Frequently Asked Questions
Can you fully waterproof an RC servo?
You can make it reliably water-resistant — great for rain, snow, mud, and shallow puddles — but no DIY job makes a servo truly submarine-proof. For constant deep-water use, buy a factory waterproof servo.
What’s the best material to waterproof a servo?
Use conformal coating on the circuit board and marine grease on the gears, with a rubber O-ring on the shaft and silicone on the case seam. This combo protects all three weak spots.
Can I use nail polish on the circuit board?

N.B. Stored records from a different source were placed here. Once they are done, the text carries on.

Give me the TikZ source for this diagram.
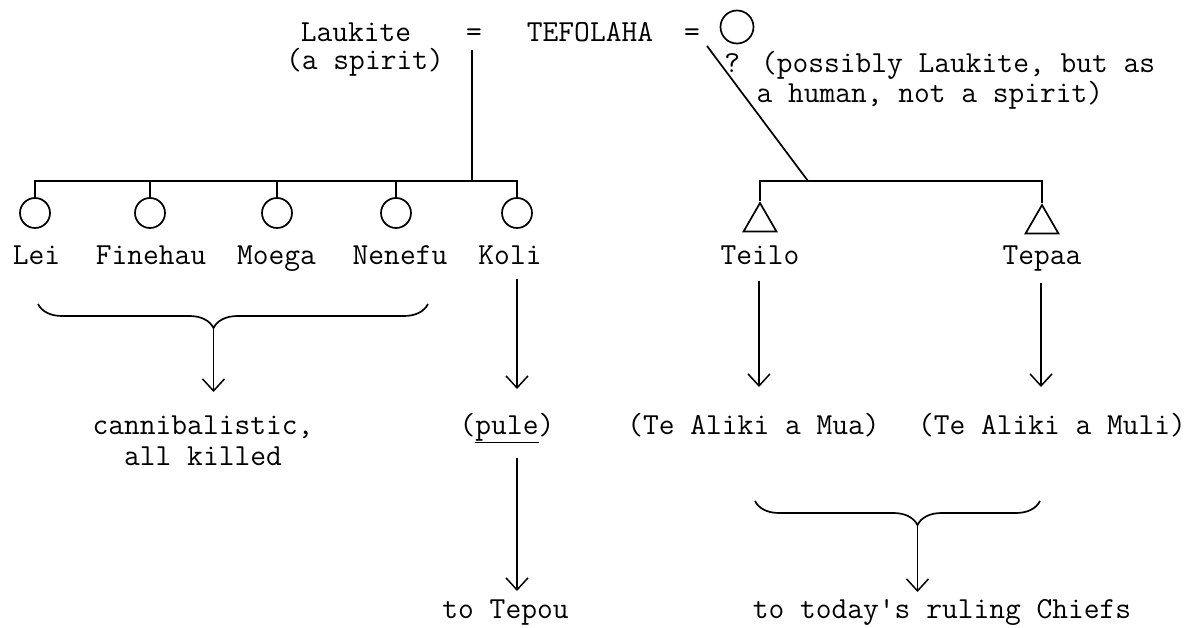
\documentclass[tikz,border=0pt]{standalone}
\usepackage{fontspec}
\usetikzlibrary{arrows.meta,shapes.geometric,decorations.pathreplacing}
\newcommand\typefont{\ttfamily\fontsize{30.6}{36}\selectfont}
\begin{document}
\begin{tikzpicture}[x=1pt,y=-1pt,
  line width=1.7pt,
  txt/.style={inner sep=0pt,anchor=base,font=\typefont},
  fem/.style={draw,circle,minimum size=30pt,inner sep=0pt},
  mal/.style={draw,regular polygon,regular polygon sides=3,minimum size=38pt,inner sep=0pt},
  arr/.style={-{Straight Barb[length=12pt,width=22pt]},line width=1.5pt},
  brc/.style={decorate,decoration={brace,mirror,amplitude=24pt,aspect=#1}}]
\useasboundingbox (0,0) rectangle (1194,628);
% top row
\node[txt] (lauk) at (356,42) {Laukite};
\node[txt] (spirit) at (365,70) {(a spirit)};
\node[txt] (eqa) at (474,42) {=};
\node[txt] (tef) at (590,42) {TEFOLAHA};
\node[txt] (eqb) at (692,42) {=};
\node[fem,minimum size=33pt] (wife) at (737,27) {};
\node[txt,anchor=base west] (q1) at (723.5,73) {? (possibly Laukite, but as};
\node[txt,anchor=base west] (q2) at (755.7,103) {a human, not a spirit)};
% children of Laukite
\node[fem] (c1) at (35,213) {};
\node[fem] (c2) at (150,213) {};
\node[fem] (c3) at (277,213) {};
\node[fem] (c4) at (396,213) {};
\node[fem] (c5) at (517,213) {};
\node[txt] (lei) at (36.5,265) {Lei};
\node[txt] (fin) at (151,265) {Finehau};
\node[txt] (moe) at (276.5,265) {Moega};
\node[txt] (nen) at (400,265) {Nenefu};
\node[txt] (kol) at (510,265) {Koli};
% children of second marriage
\node[mal] (t1) at (760,222) {};
\node[mal] (t2) at (1042,224) {};
\node[txt] (tei) at (760,265) {Teilo};
\node[txt] (tep) at (1042,265) {Tepaa};
% descent lines
\coordinate (m1) at (472,50);
\coordinate (bar1) at (472,181);
\draw (m1) -- (bar1);
\draw (c1.north) -- (c1.north |- bar1) -- (c5.north |- bar1) -- (c5.north);
\foreach \c in {c2,c3,c4} \draw (\c.north) -- (\c.north |- bar1);
\coordinate (d1) at (707,46);
\coordinate (bar2) at (808,181);
\draw (d1) -- (bar2);
\draw (t1.corner 1) -- (t1.corner 1 |- bar2) -- (t2.corner 1 |- bar2) -- (t2.corner 1);
% lower texts
\node[txt] (can) at (203,434) {cannibalistic,};
\node[txt] (kil) at (203,465) {all killed};
\node[txt] (pul) at (507,434) {(\underline{pule})};
\node[txt] (mua) at (753.5,434) {(Te Aliki a Mua)};
\node[txt] (mul) at (1052,434) {(Te Aliki a Muli)};
\node[txt] (tpo) at (505.5,618) {to Tepou};
\node[txt] (chf) at (942,618) {to today's ruling Chiefs};
% arrows
\coordinate (ka) at (517,279);
\coordinate (kb) at (517,389);
\draw[arr] (ka) -- (kb);
\coordinate (pa) at (517,458);
\coordinate (pb) at (517,591);
\draw[arr] (pa) -- (pb);
\coordinate (ta) at (759,281);
\coordinate (tb) at (759,387);
\draw[arr] (ta) -- (tb);
\coordinate (sa) at (1041,283);
\coordinate (sb) at (1041,387);
\draw[arr] (sa) -- (sb);
% braces
\coordinate (bl1) at (38,304);
\coordinate (bl2) at (428,304);
\draw[brc=0.45] (bl1) -- (bl2);
\coordinate (btl) at (213.5,328);
\coordinate (btle) at (213.5,392);
\draw[arr] (btl) -- (btle);
\coordinate (br1) at (755,501);
\coordinate (br2) at (1040,501);
\draw[brc=0.57] (br1) -- (br2);
\coordinate (btr) at (917.5,525);
\coordinate (btre) at (917.5,592);
\draw[arr] (btr) -- (btre);
\end{tikzpicture}
\end{document}
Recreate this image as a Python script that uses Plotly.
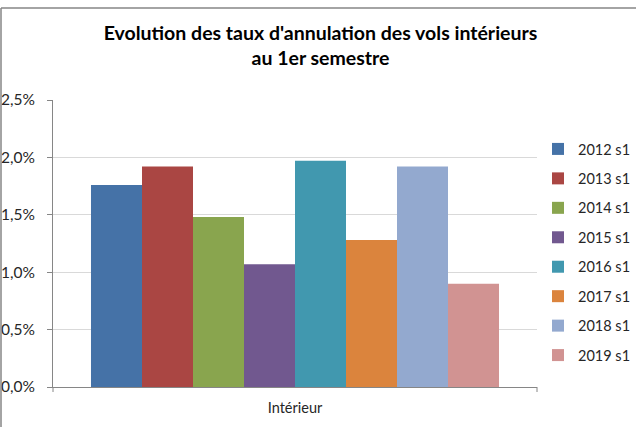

It’s a popular shortcut, but most hobbyists advise against it — nail polish wears off quickly. Conformal coating is cheap, made for the job, and lasts far longer.
Does waterproofing a servo void the warranty?
Yes. Opening the case to coat the board voids the manufacturer’s warranty. If keeping the warranty matters, buy a factory waterproof servo instead of modifying one.
Will grease slow my servo down?
A thin, even layer of marine grease has only a tiny effect on feel and is well worth the protection. Just don’t over-pack the gears — too much grease adds drag and traps heat.
Do I need to waterproof anything else?
Yes — a sealed servo won’t help if water kills your receiver or ESC. Protect those too (conformal coating or liquid tape), and use dielectric grease and heat shrink on connectors.
Your Waterproofing Checklist
Before your next wet run, tick these off:
- ✅ Circuit board conformal coated and dry
- ✅ Gears packed with a thin layer of marine grease
- ✅ O-ring seated on the output shaft
- ✅ Case seams sealed with silicone
- ✅ Connector protected with dielectric grease + heat shrink
- ✅ Vents and heat sinks left unsealed
- ✅ Receiver and ESC protected too
- ✅ After-run drying routine ready
Tick every box and you’re ready for the weather. Waterproofing your servo is a cheap, satisfying job that protects an expensive part and unlocks rainy-day, snowy, and muddy adventures most drivers miss out on. Seal it up, test it gently, and go enjoy the conditions everyone else avoids.